Stepping through the threshold of Modale, I saw that the door to my room was ajar. “Strange, I thought I had locked the door.”
As I approached, I heard the whirring of a fan...
“Joris! You're back!”
I hadn't expected to see Joris before I left Vellore.
He had just returned from a weekend in Pudicherry. With little to do in Vellore, students on elective often spend the weekends in surrounding cities. Bangalore, the silicon valley of India, Chennai, Pondicherry, or even Kerala are popular destinations. Unfortunately, we're in the middle of the monsoon, and holiday plans are often drenched. As was the case with Joris.
I hurriedly set about with last minute packing, suddenly realising that my book of houses was still with Theresa. The idea's borrowed from a friend, and I always succeed in getting people
amused. As I meet people on my travels, I ask them to draw their dream house in my moleskin notebook. And so, in this manner, I have gathered quite a collection.
After tracking down another student from Queensland, I had my notebook back safely in hand. Walking out of Modale hostel for the last time with Joris and Andy, I had a feeling that perhaps this wouldn't be the last time after all.
“150 rupees”

Haggling with a rickshaw driver
It was a little steep for a half hour ride to the train station. We tried to haggle, but realising that time was not on our side, I decided not to go through all the trouble, and jumped in. As we sped through the streets of Vellore, the events of the past four days played through my mind.
The main gate of CMC Bagayam. I can hear the excited voices the students as we carried USD100 worth of rockets and crackers to the nearby stadium.
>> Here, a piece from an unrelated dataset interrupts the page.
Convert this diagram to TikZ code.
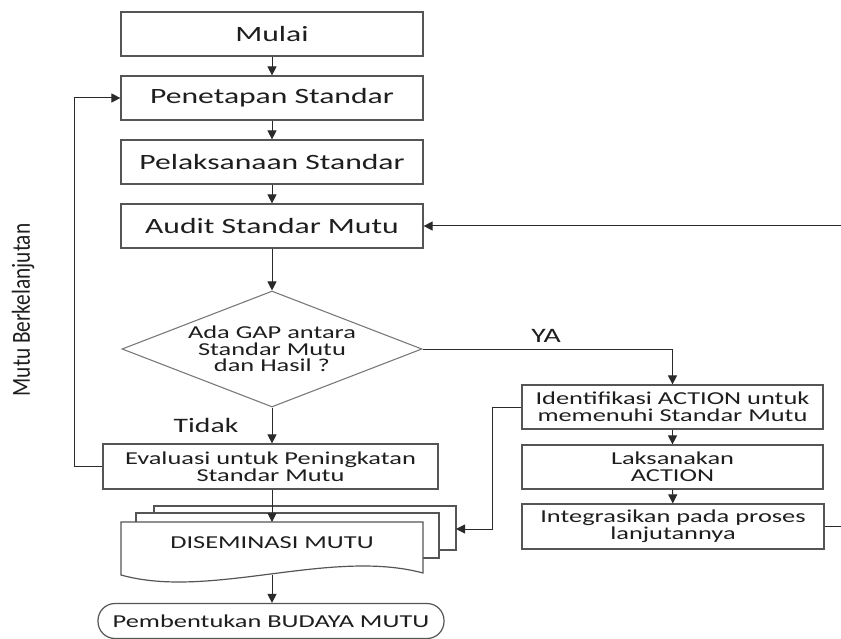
\documentclass[tikz,border=0pt]{standalone}
\usepackage{fontspec}
\setmainfont{Carlito}[FakeStretch=1.45]
\newfontfamily\sidefont{Carlito}[FakeStretch=0.82]
\usetikzlibrary{arrows.meta,shapes.geometric,calc}
\definecolor{boxgray}{HTML}{555555}
\definecolor{linegray}{HTML}{2A2A2A}
\definecolor{txt}{HTML}{1E1E1E}
\definecolor{diagray}{HTML}{7A7A7A}
\begin{document}
\begin{tikzpicture}[x=1pt,y=-1pt,
  topfont/.style={font=\fontsize{21.8}{24}\selectfont},
  lowfont/.style={font=\fontsize{18.2}{16.7}\selectfont},
  box/.style={draw=boxgray, line width=1.2pt, fill=white, minimum width=302pt, minimum height=44pt, inner sep=0pt, text=txt, topfont},
  lbox/.style={box, lowfont, align=center},
  sheet/.style={draw=boxgray, line width=1.2pt, fill=white},
  arr/.style={draw=linegray, line width=1pt, -{Triangle[length=9pt,width=9pt]}},
  lbl/.style={text=txt, font=\fontsize{20.5}{22}\selectfont}
]
\useasboundingbox (0,0) rectangle (841,639);
\fill[white] (0,0) rectangle (841,639);

% main column
\node[box] (mulai) at (272,34) {Mulai};
\node[box] (penet) at (272,98) {Penetapan Standar};
\node[box] (pelak) at (272,162) {Pelaksanaan Standar};
\node[box] (audit) at (272,226) {Audit Standar Mutu};
\node[draw=diagray, line width=1.1pt, diamond, minimum width=300pt, minimum height=116pt, inner sep=0pt] (gap) at (272,349) {};
\node[text=txt, lowfont, align=center, inner sep=0pt] (gapt) at (gap) {Ada GAP antara\\Standar Mutu\\dan Hasil ?};
\node[lbox, minimum width=335pt, minimum height=45pt] (eval) at (270.5,466.5) {Evaluasi untuk Peningkatan\\Standar Mutu};

% right column
\node[lbox, minimum width=301pt] (ident) at (672.5,407) {Identifikasi ACTION untuk\\memenuhi Standar Mutu};
\node[lbox, minimum width=301pt] (laks) at (672.5,467) {Laksanakan\\ACTION};
\node[lbox, minimum width=302pt, minimum height=45pt] (integ) at (673,526.5) {Integrasikan pada proses\\lanjutannya};

% multi-document stack
\draw[sheet] (154,506) rectangle (456,550);
\draw[sheet] (136,513) rectangle (439,558);
\draw[sheet] (121,522) -- (423,522) -- (423,573) .. controls (330,548) and (210,600) .. (121,575) -- cycle;
\node[text=txt, lowfont] (dis) at (272,543) {DISEMINASI MUTU};
\coordinate (dtop) at (272,522);
\coordinate (dbot) at (272,575);
\coordinate (dback) at (456,529);

% terminal
\node[draw=boxgray, line width=1.2pt, rounded corners=17pt, minimum width=346pt, minimum height=35pt, inner sep=0pt, text=txt, lowfont] (term) at (271,621) {Pembentukan BUDAYA MUTU};

% labels
\node[lbl] (tidak) at (206,425) {Tidak};
\node[lbl] (ya) at (546,336) {YA};
\node[rotate=90, text=txt, font=\sidefont\fontsize{26}{28}\selectfont] (side) at (23,310) {Mutu Berkelanjutan};

% connectors
\draw[arr] (mulai) -- (penet);
\draw[arr] (penet) -- (pelak);
\draw[arr] (pelak) -- (audit);
\draw[arr] (audit) -- (gap);
\draw[arr] (gap.east) -| (ident.north);
\draw[arr] (gap.south) -- (gap.south |- eval.north);
\draw[arr] (ident) -- (laks);
\draw[arr] (laks) -- (integ);
\draw[arr] (dtop |- eval.south) -- (dtop);
\draw[arr] (dbot) -- (dbot |- term.north);
\draw[arr] (ident.west) -- ++(-29,0) |- (dback);
\draw[arr] (eval.west) -- ++(-28,0) |- (penet.west);
\draw[arr] (integ.east) -- ++(30,0) |- (audit.east);
\end{tikzpicture}
\end{document}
Jack with a smoldering menace
Dr Moses' house opposite the main gate. I remember his frustration about the corruption gripping the country, and how the ordinary Indian was trapped in a vicious cycle of poverty largely because of the actions of their countrymen. I recall his amusement when Immanuel said that he wanted to be a sound engineer, and, started rattling off band band, trying to find common ground. Clearly, Dr Moses had higher aspirations for his son.
The night air has a sweet, moist smell. As we go around a corner, several Indians at the bus stop stare at the foreigner in the rickshaw. Arun comes to mind. I can see his enormous surprise, when the rickshaw driver said “100 rupees” the other day, and Joris didn't bat an eyelid. “I would have taken the bus” he says 150 rupees is about the average daily wage in Vellore.

Arun with my jeans and Joris’ shirt
We pass the Darling Bakery, an edifice of western influence quite out of place in a small rural Indian town. This was my first cake experience in Vellore that tickled me.
Darling Bakery: A contrast to the dirt and dust outside
The rickshaw lurches wildly over a pothole, and I clutch my haversack more tightly. We approach the bridge over a dry river bed – the result of poor policies and inadequate governance.
“What time?”
“Nine-forty one” I replied. I had arrived just 4 minutes before the scheduled departure of my train.
As I step onto the train, it begins to move. Almost immediately, I smell a mixture of sweat and urine. Bodies lying on racks and covering the floor. I squeeze past, expectations of an uneventful train ride dropping by the second. As I pull open what must have been the 10th door to the adjoining carriage, the atmosphere changes, and my heart stops for a second.